To the best of my knowledge, many Preble County residents are not aware that Alamo Solar I, LLC (a subsidiary of Open Roads Renewables, LLC) is seeking board approval from the Ohio Power Siting Board for of an 89.9 megawatt solar electric generating facility to be located within approximately 720 acres of privately owned land in Gasper and Washington Townships in Preble County, approximately 2 miles south of Eaton, north of Woodland Trails Boy Scout Camp and east of the Lake Lakengren community.
In addition, Angelina Solar I, LLC (another subsidiary of Open Road Renewables, LLC) is also seeking approval from the Ohio Power Siting Board for an 80-megawatt solar electric generating facility located in approximately 800 acres within Israel and Dixon Townships, approximately 4 miles north of College Corner and Hueston Woods State Park.
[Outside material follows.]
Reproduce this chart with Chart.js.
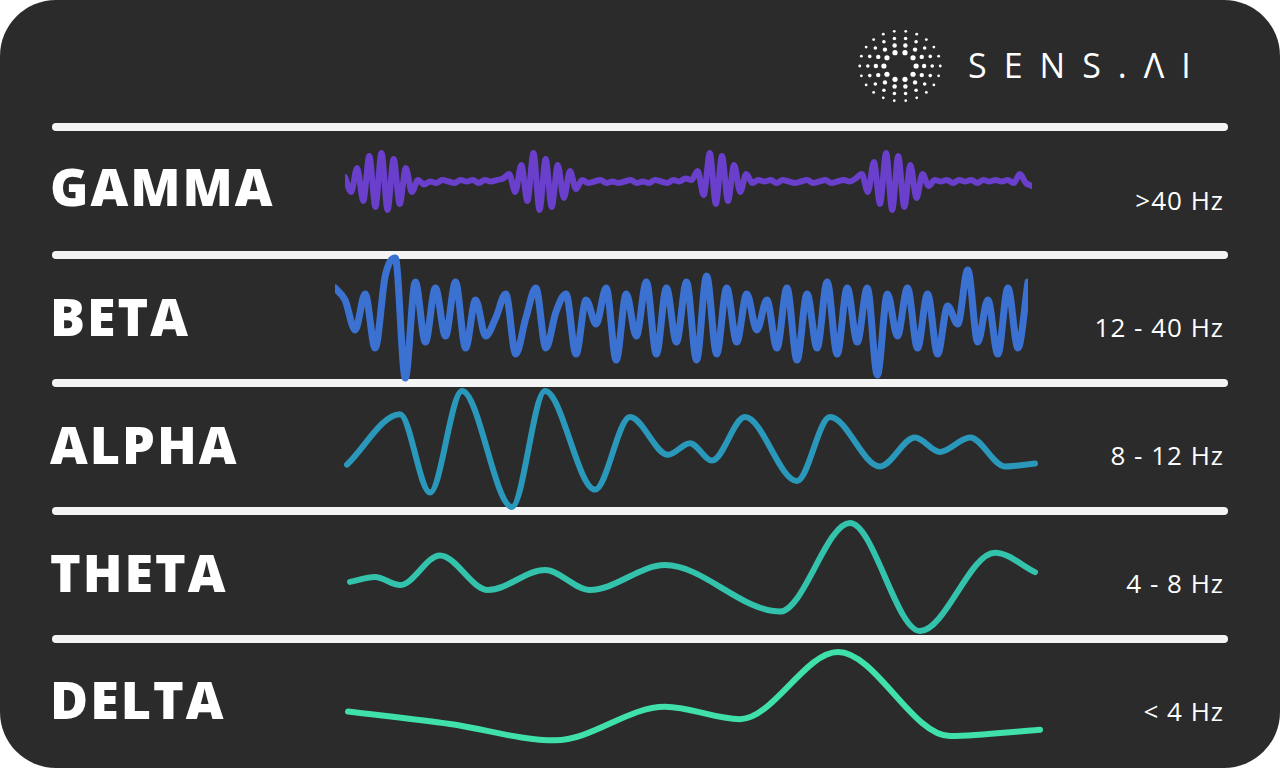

Just to clarify and to understand the scope of these solar electric generating facilities trying to become home in Preble County, an acre of land is approximately the size of a football field. These proposed solar facilities will take 1,500 plus acres out of agricultural production even though this land has been zoned for agriculture. That is the size of 1,500 football fields. If approved for construction, this will certainly be the first of more to come.
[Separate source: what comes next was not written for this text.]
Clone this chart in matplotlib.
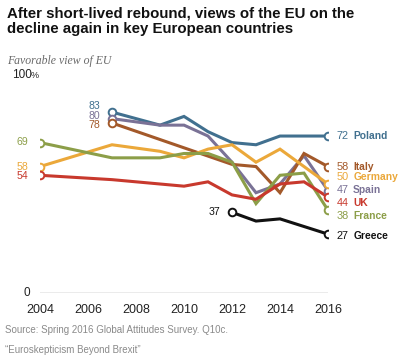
import matplotlib.pyplot as plt

# favorable view of the EU, %
poland_years = [2007, 2009, 2010, 2011, 2012, 2013, 2014, 2015, 2016]
poland = [83, 77, 81, 74, 69, 68, 72, 72, 72]

spain_years = [2007, 2009, 2010, 2011, 2012, 2013, 2014, 2015, 2016]
spain = [80, 77, 77, 72, 60, 46, 50, 63, 47]

italy_years = [2007, 2012, 2013, 2014, 2015, 2016]
italy = [78, 59, 58, 46, 64, 58]

germany_years = [2004, 2007, 2009, 2010, 2011, 2012, 2013, 2014, 2015, 2016]
germany = [58, 68, 65, 62, 66, 68, 60, 66, 58, 50]

france_years = [2004, 2007, 2009, 2010, 2011, 2012, 2013, 2014, 2015, 2016]
france = [69, 62, 62, 64, 64, 60, 41, 54, 55, 38]

uk_years = [2004, 2007, 2009, 2010, 2011, 2012, 2013, 2014, 2015, 2016]
uk = [54, 52, 50, 49, 51, 45, 43, 50, 51, 44]

greece_years = [2012, 2013, 2014, 2016]
greece = [37, 33, 34, 27]

# name, years, values, colour, y of end label, y of start label
series = [
    ("Poland", poland_years, poland, "#41708f", 72, 85.6),
    ("Spain", spain_years, spain, "#7a7296", 47.2, 81.4),
    ("Italy", italy_years, italy, "#a3592a", 58, 77.2),
    ("Germany", germany_years, germany, "#eba83a", 53.2, 58),
    ("France", france_years, france, "#8c9e48", 35.3, 69.3),
    ("UK", uk_years, uk, "#c8392d", 41.3, 53.7),
    ("Greece", greece_years, greece, "#111111", 26.1, 37),
]

plt.rcParams['font.family'] = ['Liberation Sans', 'DejaVu Sans']

fig = plt.figure(figsize=(4, 3.56), dpi=100)
ax = fig.add_axes([40 / 400, 63 / 356, 288 / 400, 218 / 356])
ax.set_xlim(2004, 2016)
ax.set_ylim(0, 100)

for name, yrs, vals, col, ly, sy in series:
    ax.plot(yrs, vals, color=col, lw=2.2, solid_capstyle='round',
            solid_joinstyle='miter', zorder=3)
    ax.plot([yrs[0], yrs[-1]], [vals[0], vals[-1]], 'o', ms=5.5, mfc='white',
            mec=col, mew=1.4, zorder=4)
    # end label
    ax.text(2016.35, ly, f"{vals[-1]}", color=col, fontsize=7.8, va='center',
            ha='left', clip_on=False)
    ax.text(2017.05, ly, name, color=col, fontsize=7.4, va='center',
            ha='left', fontweight='bold', clip_on=False)
    # start label
    ax.text(yrs[0] - 0.48, sy, f"{vals[0]}", color=col, fontsize=7.6,
            va='center', ha='right', clip_on=False)

ax.axhline(0, color='#9a9a9a', lw=1)
for s in ax.spines.values():
    s.set_visible(False)
ax.set_yticks([])
ax.set_xticks(range(2004, 2017, 2))
ax.tick_params(axis='x', length=0, pad=8, labelsize=9, labelcolor='#222222')

ax.text(2004 - 0.4, 0, "0", fontsize=8.5, ha='right', va='center',
        color='#222222', clip_on=False)
fig.text(12 / 400, 1 - 75 / 356, "100", fontsize=8.5, ha='left', va='center',
         color='#222222')
fig.text(31 / 400, 1 - 76 / 356, "%", fontsize=6.5, ha='left', va='center',
         color='#222222')

fig.text(7 / 400, 1 - 6 / 356,
         "After short-lived rebound, views of the EU on the\n"
         "decline again in key European countries",
         fontsize=10.8, fontweight='bold', ha='left', va='top',
         linespacing=1.15, color='#111111')
fig.text(7 / 400, 1 - 61 / 356, "Favorable view of EU",
         family='Liberation Serif', style='italic', fontsize=8.5,
         color='#6a6a6a', ha='left', va='center')
fig.text(5 / 400, 1 - 330 / 356,
         "Source: Spring 2016 Global Attitudes Survey. Q10c.",
         fontsize=7, color='#8a8a8a', ha='left', va='center')
fig.text(5 / 400, 1 - 350 / 356, "\u201cEuroskepticism Beyond Brexit\u201d",
         fontsize=7, color='#8a8a8a', ha='left', va='center')

fig.savefig("out.png", dpi=100, facecolor='white')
While I appreciate the fact that solar energy is a renewable energy source, there are some serious concerns with these projects. After looking over the application for the Alamo Solar project to the Ohio Power Siting Board on the Ohio Public Utilities Commission website under case number 18-1578-EL-BGN, the schedule for the development of these projects began in 2016.
So, why has the public not been informed properly? Why haven’t these privately-owned subsidiaries been transparent about these large solar electric generating facilities coming into Preble County? Could it be that these solar facilities detrimentally impact the property values of those living around these solar facilities? This includes the home owners in the Lakengren community.
The Alamo solar facility will be located next to Lakengren’s east side. Would you want to buy or sell a home in the proximity of a solar facility? Would you get the monetary value of what your home was worth prior to solar electric facility construction? Could it be that folks in rural Preble County might get concerned that prime agriculture farm land will permanently be lost because it will be turned into these large solar electric generating facilities? These are just a few reasons I can come up with to understand why these projects have been hush-hush.
In addition, should we consider the weather we experience in southwest Ohio when it comes to this type of solar electric generating facility? If we take 2018’s wet spring and very wet fall into account and the amount of rain we received, what impact will these solar facilities have on storm water runoff? Will pollutants such as lead and other carcinogens be washed out of the solar modules and find there way to our ground water? Will the runoff make its way to Lake Lakengren, the lake at Woodland Trails, Acton Lake and its watersheds? What would happen in the event of a tornado or high winds that comes through and destroys these solar modules made of glass? Would these shards of glass be washed away downstream? Would these private owned subsidiaries have any incentive to clean up the aftermath since these projects are not mandated by the state of Ohio?
Not only that, what happens to our wild life in these areas? Woodland Trails and Hueston Woods is a mainly wooded area that is prime habitat for deer, coyotes, wild turkeys, geese, ducks and other animals that rely on agriculture acreage for food. A solar panel facility in this area will take away too much agricultural ground and these animals will be looking for food in the remaining farms, destroying crops and killing farm animals. These are just a few of the negative impacts a solar electric facility of this size will have on our land.
I would encourage the community to go to the Ohio Power Siting Board website, subscribe to both the Angelina and Alamo cases to receive updates on the stage of these projects. I, also, strongly encourage the community to submit letters of impact as an individual and also as a citizen, community member of Preble County, explaining your concerns and submit those to Ohio Power Siting Board.
If you are not certain how you may be impacted or what your rights are, members of the Ohio Farm Bureau, can reach out to Dale Arnold, Director of Energy, Utility and Local Government Policy for Ohio Farm Bureau. Dale is a great resource to gather knowledge about your rights and impact related to energy in rural areas. The Ohio Power Siting Board can also answer questions regarding your rights.
Beware Preble County residents and our neighbors outside of Preble County. You will wake up one morning and look out your window only to find your surrounded by solar electric generating panels.